Raw records
........

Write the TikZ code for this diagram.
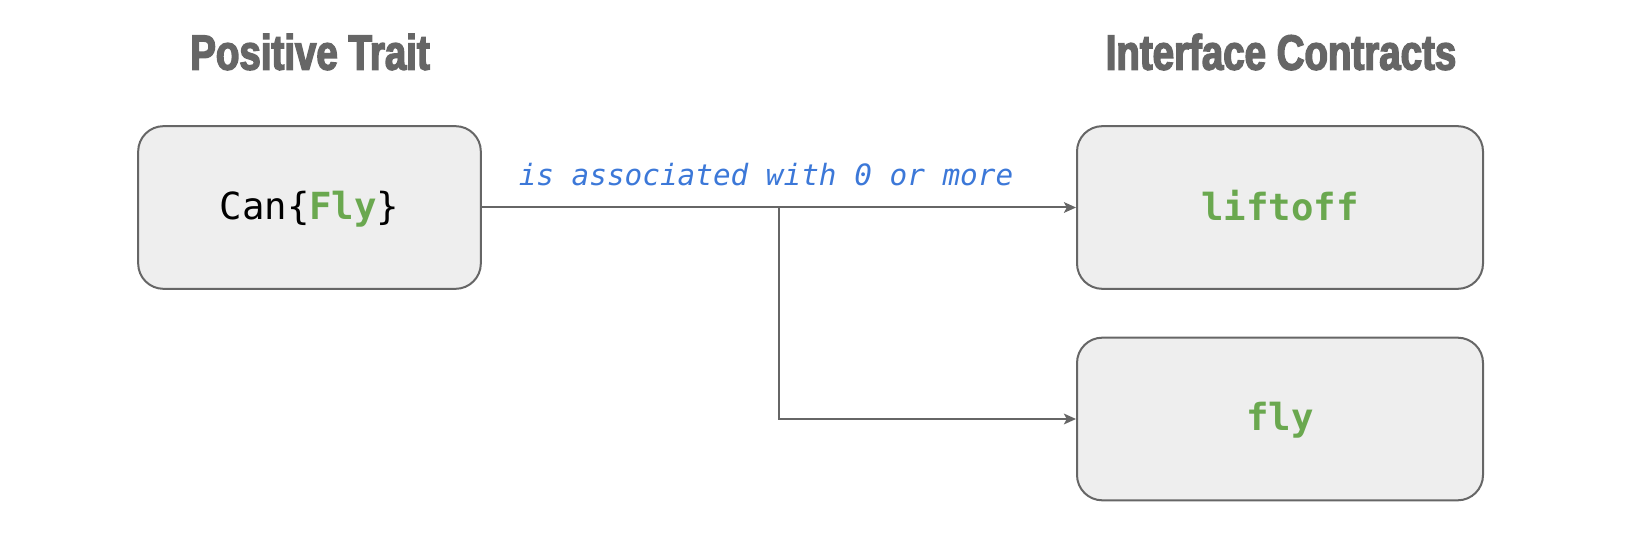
\documentclass[tikz,border=0pt]{standalone}
\usepackage{fontspec}
\setmonofont{DejaVu Sans Mono}
\newfontfamily\headfont[FakeStretch=0.78,FakeBold=3]{Liberation Sans Bold}
\usetikzlibrary{arrows.meta,positioning}
\definecolor{boxgray}{HTML}{EEEEEE}
\definecolor{linegray}{HTML}{666666}
\definecolor{codegreen}{HTML}{6AA84F}
\definecolor{labelblue}{HTML}{3C78D8}
\begin{document}
\begin{tikzpicture}[x=0.75pt,y=-0.75pt,>={Stealth[inset=2pt,length=9pt,width=8pt]},
 card/.style={draw=linegray,line width=1.5pt,fill=boxgray,rounded corners=19pt,minimum height=122pt,inner sep=0pt,text depth=4pt,font=\ttfamily\fontsize{28}{34}\selectfont},
 head/.style={text=linegray,font=\headfont\fontsize{37}{40}\selectfont},
 link/.style={->,draw=linegray,line width=1.5pt}]
\useasboundingbox (0,0) rectangle (1640,534);
\node[head] (leftHead) at (310,52) {Positive Trait};
\node[head] (rightHead) at (1281,52) {Interface Contracts};
\node[card,minimum width=257pt] (trait) at (309.5,207.5) {Can\{\textcolor{codegreen}{\bfseries Fly}\}};
\node[card,minimum width=304.5pt] (liftoff) at (1280,207.5) {\textcolor{codegreen}{\bfseries liftoff}};
\node[card,minimum width=304.5pt] (fly) at (1280,419) {\textcolor{codegreen}{\bfseries fly}};
\coordinate (split) at (779,207.5);
\draw[link] (trait.east) -- (liftoff.west);
\draw[link] (split) |- (fly.west);
\node[text=labelblue,font=\ttfamily\itshape\fontsize{22}{26}\selectfont] (assoc) at (766,175) {is associated with 0 or more};
\end{tikzpicture}
\end{document}
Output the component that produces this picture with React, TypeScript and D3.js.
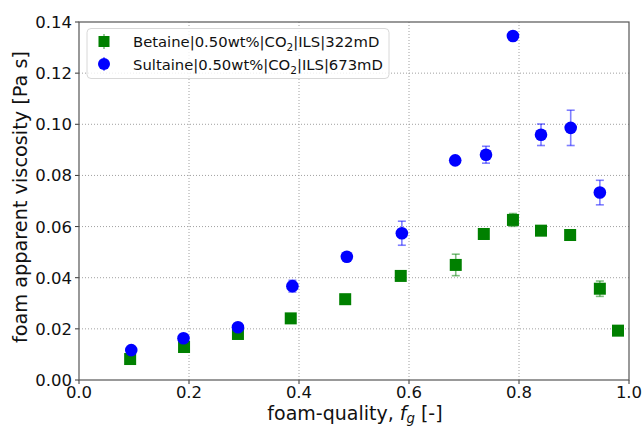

........

Collect the lines of the records that include the string "with".

\node[text=labelblue,font=\ttfamily\itshape\fontsize{22}{26}\selectfont] (assoc) at (766,175) {is associated with 0 or more};
Output the component that produces this picture with React, TypeScript and D3.js.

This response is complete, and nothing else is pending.